[Records excerpted from a collection]
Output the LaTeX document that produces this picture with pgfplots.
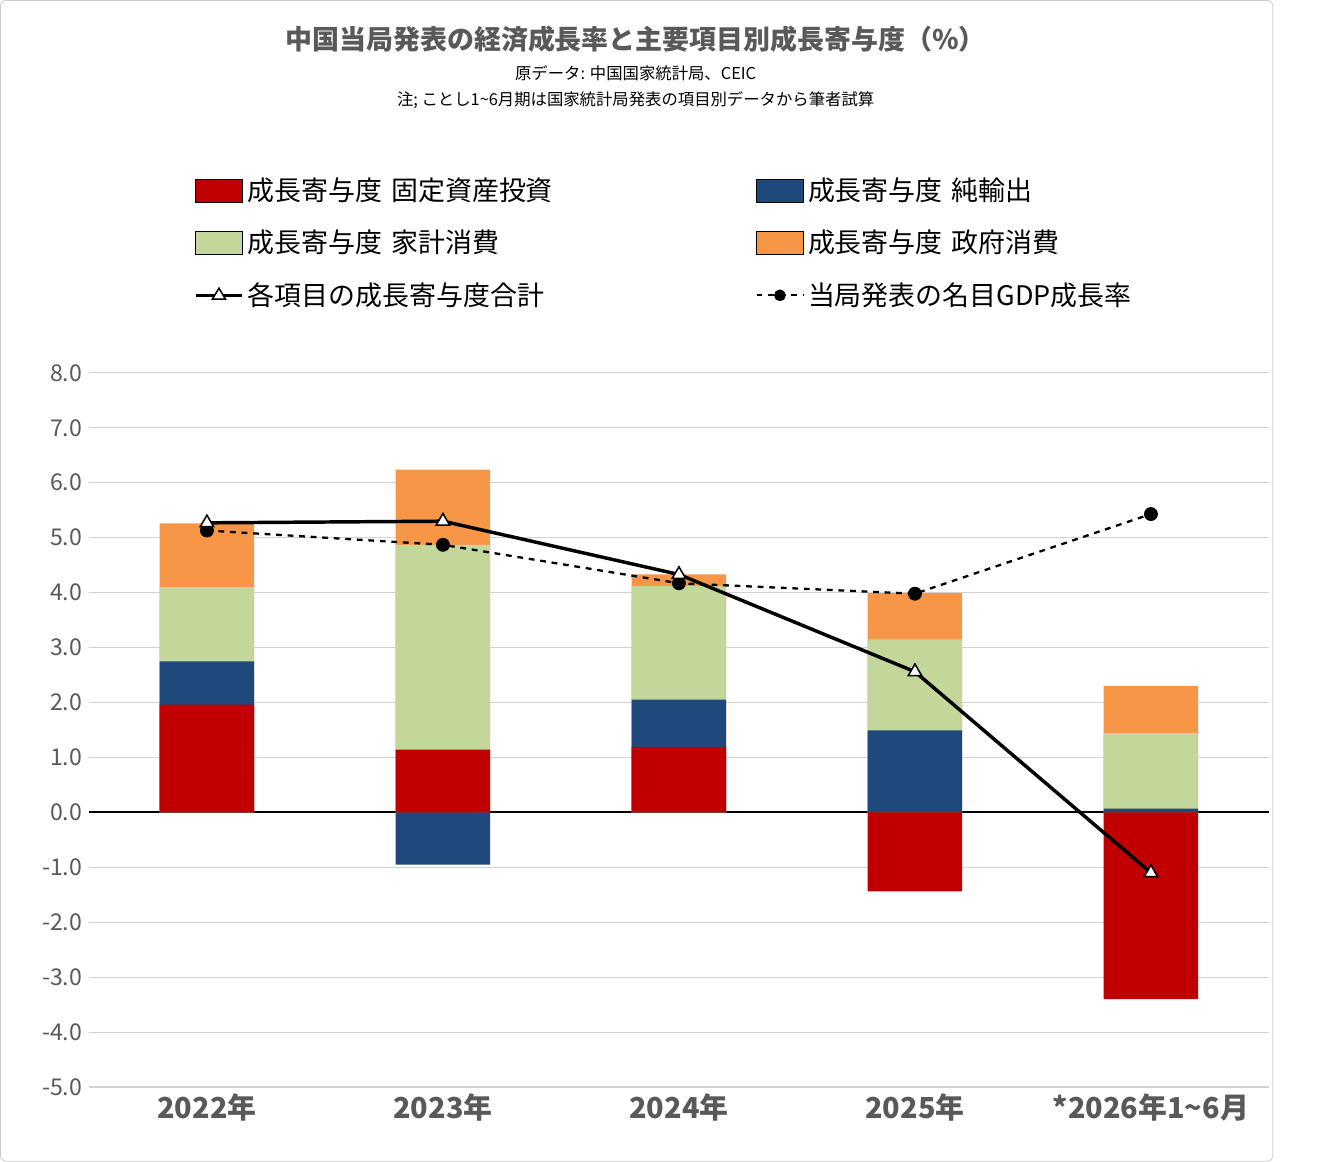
\documentclass[border=0pt]{standalone}
\usepackage{pgfplots}
\pgfplotsset{compat=1.18}
\usepackage{fontspec}
\setmainfont{Noto Sans CJK JP}
\definecolor{cred}{HTML}{C00000}
\definecolor{cblue}{HTML}{1F497D}
\definecolor{cgreen}{HTML}{C4D79B}
\definecolor{corange}{HTML}{F79646}
\definecolor{tgray}{HTML}{595959}
\begin{document}
\begin{tikzpicture}
\draw[gray!40, rounded corners=3pt] (0,0) rectangle (661pt,603pt);
\node[font=\fontsize{14}{16}\selectfont\bfseries, text=tgray] at (330pt,583pt) {中国当局発表の経済成長率と主要項目別成長寄与度（\%）};
\node[font=\fontsize{8.5}{10}\selectfont, text=black] at (330pt,565pt) {原データ: 中国国家統計局、CEIC};
\node[font=\fontsize{8.5}{10}\selectfont, text=black] at (330pt,551pt) {注; ことし1\textasciitilde6月期は国家統計局発表の項目別データから筆者試算};
\begin{axis}[at={(46pt,38.5pt)}, anchor=south west, scale only axis, width=613pt, height=371pt,
  xmin=-0.5, xmax=4.5, ymin=-5, ymax=8, ytick={-5,-4,...,8},
  xtick={0,1,2,3,4}, xticklabels={2022年,2023年,2024年,2025年,*2026年1\textasciitilde6月},
  xticklabel style={font=\fontsize{15}{17}\selectfont\bfseries, text=tgray},
  yticklabel style={font=\fontsize{12}{14}\selectfont, text=tgray},
  /pgf/number format/.cd, fixed, fixed zerofill, precision=1, assume math mode=true, /pgfplots/.cd,
  axis line style={draw=none}, major tick length=0pt,
  ymajorgrids, grid style={gray!35, line width=0.6pt},
  extra y ticks={0}, extra y tick labels={}, extra y tick style={grid style={black, line width=1pt}},
  legend columns=2,
  legend style={at={(0.084,1.285)}, anchor=north west, draw=none, fill=none,
    font=\fontsize{14}{16}\selectfont, row sep=10pt,
    nodes={text width=262pt, align=left}},
  legend cell align=left,
  legend image code/.code={\fill[#1] (0cm,-0.22cm) rectangle (0.85cm,0.2cm);},
  clip=false]
\addlegendimage{fill=cred}
\addlegendentry{成長寄与度 固定資産投資}
\addlegendimage{fill=cblue}
\addlegendentry{成長寄与度 純輸出}
\addlegendimage{fill=cgreen}
\addlegendentry{成長寄与度 家計消費}
\addlegendimage{fill=corange}
\addlegendentry{成長寄与度 政府消費}
\addlegendimage{legend image code/.code={\draw[black,line width=1.5pt] (0cm,0cm) -- (0.85cm,0cm); \draw[black,fill=white,line width=0.8pt] (0.425cm,0cm) ++(0,0.13cm) -- ++(-0.12cm,-0.2cm) -- ++(0.24cm,0) -- cycle;}}
\addlegendentry{各項目の成長寄与度合計}
\addlegendimage{legend image code/.code={\draw[black,dashed,line width=1pt] (0cm,0cm) -- (0.85cm,0cm); \fill[black] (0.425cm,0cm) circle (0.1cm);}}
\addlegendentry{当局発表の名目GDP成長率}
\addplot[ybar, bar width=0.4, bar shift=0, fill=corange, draw=none, forget plot] coordinates {(0,5.26) (1,6.24) (2,4.33) (3,3.99) (4,2.30)};
\addplot[ybar, bar width=0.4, bar shift=0, fill=cgreen, draw=none, forget plot] coordinates {(0,4.10) (1,4.87) (2,4.12) (3,3.15) (4,1.44)};
\addplot[ybar, bar width=0.4, bar shift=0, fill=cblue, draw=none, forget plot] coordinates {(0,2.75) (1,-0.95) (2,2.05) (3,1.49) (4,0.07)};
\addplot[ybar, bar width=0.4, bar shift=0, fill=cred, draw=none, forget plot] coordinates {(0,1.96) (1,1.14) (2,1.19) (3,-1.44) (4,-3.40)};
\addplot[black, line width=1.2pt, dashed, mark=*, mark size=3pt, mark options={solid, fill=black}, forget plot] coordinates {(0,5.13) (1,4.87) (2,4.17) (3,3.98) (4,5.43)};
\addplot[black, line width=1.8pt, mark=triangle*, mark size=4pt, mark options={solid, fill=white, line width=0.8pt}, forget plot] coordinates {(0,5.27) (1,5.30) (2,4.33) (3,2.56) (4,-1.10)};
\end{axis}
\end{tikzpicture}
\end{document}
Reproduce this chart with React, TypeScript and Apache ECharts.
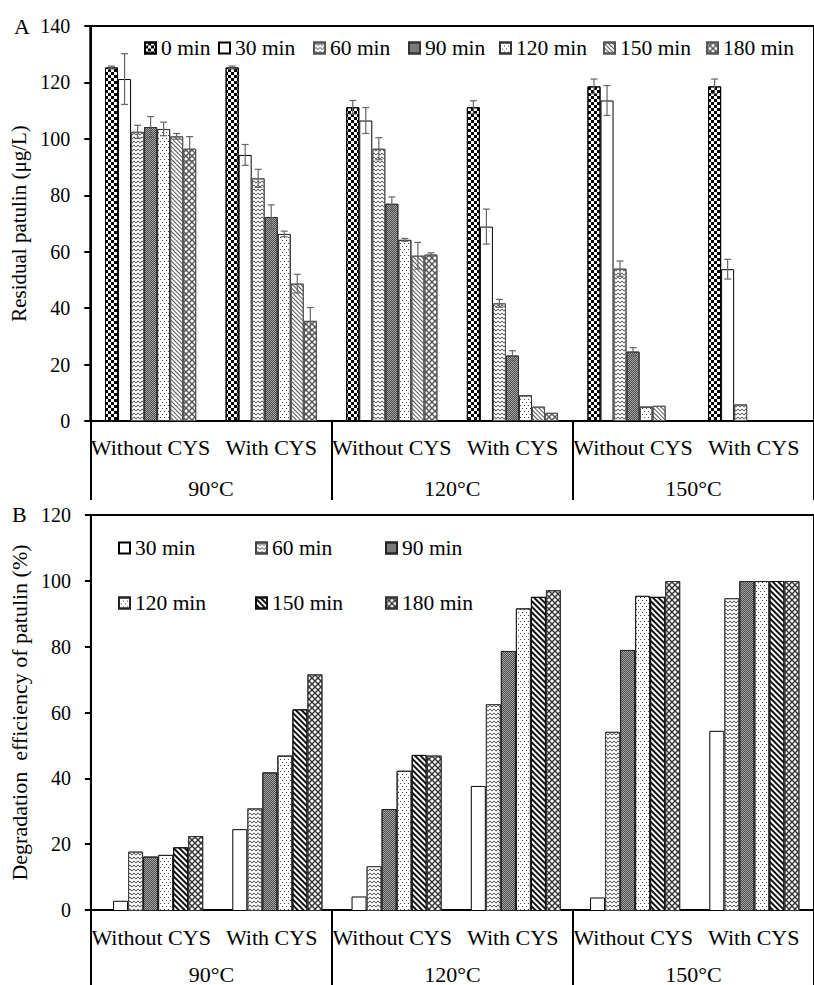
import React, { useEffect, useRef } from 'react';
import * as echarts from 'echarts';

// ---------- data ----------
const categories = ['Without CYS', 'With CYS', 'Without CYS', 'With CYS', 'Without CYS', 'With CYS'];
const temperatures = ['90°C', '120°C', '150°C'];
const yTicksA = [0, 140, 20];
const yTicksB = [0, 120, 20];

const timesA = ['0 min', '30 min', '60 min', '90 min', '120 min', '150 min', '180 min'];
const residual0 = [125.3, 125.3, 111.2, 111.2, 118.6, 118.6];
const residual30 = [121.2, 94.3, 106.5, 68.9, 113.6, 53.8];
const residual60 = [102.5, 86.0, 96.5, 41.7, 54.0, 5.9];
const residual90 = [104.2, 72.3, 77.0, 23.2, 24.6, null];
const residual120 = [103.5, 66.3, 64.2, 9.1, 5.1, null];
const residual150 = [100.9, 48.7, 58.6, 5.1, 5.4, null];
const residual180 = [96.5, 35.5, 59.0, 2.9, null, null];

const err0 = [0.5, 0.5, 2.4, 2.3, 2.6, 2.6];
const err30 = [9.0, 3.7, 4.6, 6.2, 5.3, 3.5];
const err60 = [2.3, 3.2, 3.9, 1.4, 2.7, 0];
const err90 = [3.7, 4.3, 2.4, 1.7, 1.4, 0];
const err120 = [2.4, 1.0, 0.5, 0, 0, 0];
const err150 = [1.0, 3.3, 4.7, 0, 0, 0];
const err180 = [4.3, 4.7, 0.6, 0, 0, 0];

const timesB = ['30 min', '60 min', '90 min', '120 min', '150 min', '180 min'];
const degr30 = [3.1, 24.8, 4.4, 37.9, 4.1, 54.6];
const degr60 = [18.0, 31.1, 13.6, 62.7, 54.3, 94.8];
const degr90 = [16.5, 42.0, 30.9, 78.8, 79.1, 100];
const degr120 = [17.0, 47.1, 42.5, 91.7, 95.5, 100];
const degr150 = [19.3, 61.1, 47.3, 95.2, 95.2, 100];
const degr180 = [22.7, 71.7, 47.1, 97.2, 100, 100];

// ---------- styles ----------
const FONT = 'Liberation Serif';
const GAP = 0.244;

const decalChecker = { symbol: 'rect', symbolSize: 1, color: '#000', dashArrayX: [[3, 3], [0, 3, 3, 0]], dashArrayY: [3, 0] };
const decalZigzag = { symbol: 'path://M0,2L2,0L4,2L4,3L2,1L0,3Z', symbolSize: 1, symbolKeepAspect: true, color: '#333', dashArrayX: [4, 0], dashArrayY: [4, 0] };
const decalDither = { symbol: 'rect', symbolSize: 1, color: '#4a4a4a', dashArrayX: [[1, 1], [0, 1, 1, 0]], dashArrayY: [1, 0] };
const decalDots = { symbol: 'rect', symbolSize: 1, color: '#444', dashArrayX: [[1, 3], [0, 2, 1, 1]], dashArrayY: [1, 2] };
const decalDiagLight = { symbol: 'rect', symbolSize: 1, color: '#555', dashArrayX: [1, 0], dashArrayY: [1, 2], rotation: Math.PI / 4 };
const decalDiagDark = { symbol: 'rect', symbolSize: 1, color: '#111', dashArrayX: [1, 0], dashArrayY: [2, 2], rotation: Math.PI / 4 };
const crossPath = 'path://M0,0L1,0L6,5L6,6L5,6L0,1Z M5,0L6,0L6,1L1,6L0,6L0,5Z';
const decalCross = { symbol: crossPath, symbolSize: 1, symbolKeepAspect: true, color: '#555', dashArrayX: [6, 0], dashArrayY: [6, 0] };
const decalCrossDark = { symbol: crossPath, symbolSize: 1, symbolKeepAspect: true, color: '#333', dashArrayX: [6, 0], dashArrayY: [6, 0] };

const styleA = [
  { color: '#fff', borderColor: '#000', decal: decalChecker },
  { color: '#fff', borderColor: '#000' },
  { color: '#fff', borderColor: '#555', decal: decalZigzag },
  { color: '#a8a8a8', borderColor: '#333', decal: decalDither },
  { color: '#fff', borderColor: '#333', decal: decalDots },
  { color: '#fff', borderColor: '#555', decal: decalDiagLight },
  { color: '#fff', borderColor: '#555', decal: decalCross },
];
const styleB = [
  { color: '#fff', borderColor: '#000' },
  { color: '#fff', borderColor: '#444', decal: decalZigzag },
  { color: '#a8a8a8', borderColor: '#222', decal: decalDither },
  { color: '#fff', borderColor: '#222', decal: decalDots },
  { color: '#fff', borderColor: '#111', decal: decalDiagDark },
  { color: '#fff', borderColor: '#333', decal: decalCrossDark },
];

const residualSeries = [residual0, residual30, residual60, residual90, residual120, residual150, residual180];
const errSeries = [err0, err30, err60, err90, err120, err150, err180];
const degrSeries = [degr30, degr60, degr90, degr120, degr150, degr180];

const legendAx = [144, 218, 313, 408, 499, 603, 706];
const legendBx = [118, 255, 385];
const legendBy = [537, 592];

function errorSeries(idx: number) {
  const means = residualSeries[idx];
  const errs = errSeries[idx];
  const data: number[][] = [];
  means.forEach((m, i) => {
    if (m != null && errs[i] > 0) data.push([i, m as number, errs[i]]);
  });
  return {
    type: 'custom',
    name: timesA[idx] + ' error',
    xAxisIndex: 0,
    yAxisIndex: 0,
    z: 5,
    silent: true,
    renderItem: (params: any, api: any) => {
      const cat = api.value(0);
      const mean = api.value(1);
      const err = api.value(2);
      const base = api.coord([cat, mean]);
      const band = api.size([1, 0])[0];
      const bw = (band * (1 - GAP)) / 7;
      const x = base[0] + (idx - 3) * bw;
      const top = api.coord([cat, mean + err])[1];
      const bot = api.coord([cat, mean - err])[1];
      const cap = 3.5;
      const st = { stroke: '#666', lineWidth: 1.2 };
      return {
        type: 'group',
        children: [
          { type: 'line', shape: { x1: x, y1: top, x2: x, y2: bot }, style: st },
          { type: 'line', shape: { x1: x - cap, y1: top, x2: x + cap, y2: top }, style: st },
          { type: 'line', shape: { x1: x - cap, y1: bot, x2: x + cap, y2: bot }, style: st },
        ],
      };
    },
    data,
  };
}

export default function App() {
  const ref = useRef<HTMLDivElement>(null);
  useEffect(() => {
    if (!ref.current) return;
    const chart = echarts.init(ref.current, null, { renderer: 'svg' });
    const axisLine = { show: true, lineStyle: { color: '#000', width: 2 } };
    const labelStyle = { color: '#000', fontFamily: FONT, fontSize: 22 };
    const tickLabel = { color: '#000', fontFamily: FONT, fontSize: 20, margin: 20 };

    const catAxis = (grid: number, margin: number) => ({
      type: 'category', gridIndex: grid, data: categories, position: 'bottom',
      axisLine, axisTick: { show: false },
      axisLabel: { ...labelStyle, interval: 0, margin },
    });
    const groupAxis = (grid: number, margin: number, len: number) => ({
      type: 'category', gridIndex: grid, data: temperatures, position: 'bottom',
      axisLine: { show: false },
      axisTick: { show: true, inside: false, length: len, lineStyle: { color: '#000', width: 2 } },
      axisLabel: { ...labelStyle, interval: 0, margin },
    });

    const legends: any[] = [];
    timesA.forEach((t, i) => {
      legends.push({
        data: [t], left: legendAx[i], top: 37, icon: 'rect', itemWidth: 11, itemHeight: 11,
        padding: 0, itemGap: 0, selectedMode: false,
        textStyle: { color: '#000', fontFamily: FONT, fontSize: 21.5 },
      });
    });
    timesB.forEach((t, i) => {
      legends.push({
        data: ['B ' + t], left: legendBx[i % 3], top: legendBy[Math.floor(i / 3)], icon: 'rect',
        itemWidth: 11, itemHeight: 11, padding: 0, itemGap: 0, selectedMode: false,
        formatter: (n: string) => n.replace('B ', ''),
        textStyle: { color: '#000', fontFamily: FONT, fontSize: 21.5 },
      });
    });

    const series: any[] = [];
    timesA.forEach((t, i) => {
      series.push({
        type: 'bar', name: t, xAxisIndex: 0, yAxisIndex: 0,
        data: residualSeries[i], barGap: '0%', barCategoryGap: GAP * 100 + '%',
        itemStyle: { ...styleA[i], borderWidth: 1 },
      });
    });
    timesA.forEach((t, i) => series.push(errorSeries(i)));
    timesB.forEach((t, i) => {
      series.push({
        type: 'bar', name: 'B ' + t, xAxisIndex: 4, yAxisIndex: 2,
        data: degrSeries[i], barGap: '0%', barCategoryGap: GAP * 100 + '%',
        itemStyle: { ...styleB[i], borderWidth: 1 },
      });
    });

    chart.setOption({
      animation: false,
      backgroundColor: '#fff',
      textStyle: { fontFamily: FONT },
      grid: [
        { left: 90.3, top: 26, width: 734, height: 395, show: true, borderColor: '#000', borderWidth: 2, backgroundColor: 'transparent' },
        { left: 90.3, top: 515, width: 734, height: 396, show: true, borderColor: '#000', borderWidth: 2, backgroundColor: 'transparent' },
        { left: 98.5, top: 515, width: 736, height: 396 },
      ],
      xAxis: [
        catAxis(0, 15),
        groupAxis(0, 56, 79),
        catAxis(1, 16),
        groupAxis(1, 53, 80),
        { type: 'category', gridIndex: 2, data: categories, show: false },
      ],
      yAxis: [
        {
          type: 'value', gridIndex: 0, min: yTicksA[0], max: yTicksA[1], interval: yTicksA[2],
          axisLine, axisTick: { show: true, inside: false, length: 6, lineStyle: { color: '#000', width: 2 } },
          splitLine: { show: false }, axisLabel: tickLabel,
          name: 'Residual patulin (μg/L)', nameLocation: 'middle', nameRotate: 90, nameGap: 56,
          nameTextStyle: { color: '#000', fontFamily: FONT, fontSize: 21 },
        },
        {
          type: 'value', gridIndex: 1, min: yTicksB[0], max: yTicksB[1], interval: yTicksB[2],
          axisLine, axisTick: { show: true, inside: false, length: 6, lineStyle: { color: '#000', width: 2 } },
          splitLine: { show: false }, axisLabel: tickLabel,
          name: 'Degradation  efficiency of patulin (%)', nameLocation: 'middle', nameRotate: 90, nameGap: 56,
          nameTextStyle: { color: '#000', fontFamily: FONT, fontSize: 22 },
        },
        { type: 'value', gridIndex: 2, min: yTicksB[0], max: yTicksB[1], show: false },
      ],
      legend: legends,
      graphic: [
        { type: 'text', left: 14, top: 15, style: { text: 'A', font: `22px ${FONT}`, fill: '#000' } },
        { type: 'text', left: 12, top: 503, style: { text: 'B', font: `22px ${FONT}`, fill: '#000' } },
      ],
      series,
    });
    return () => chart.dispose();
  }, []);
  return <div ref={ref} style={{ position: 'absolute', left: 0, top: 0, width: 814, height: 985 }} />;
}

### Description of the task
Tally how many lines in the material above hold the word "this". Write only that number.

### Exercise answer
2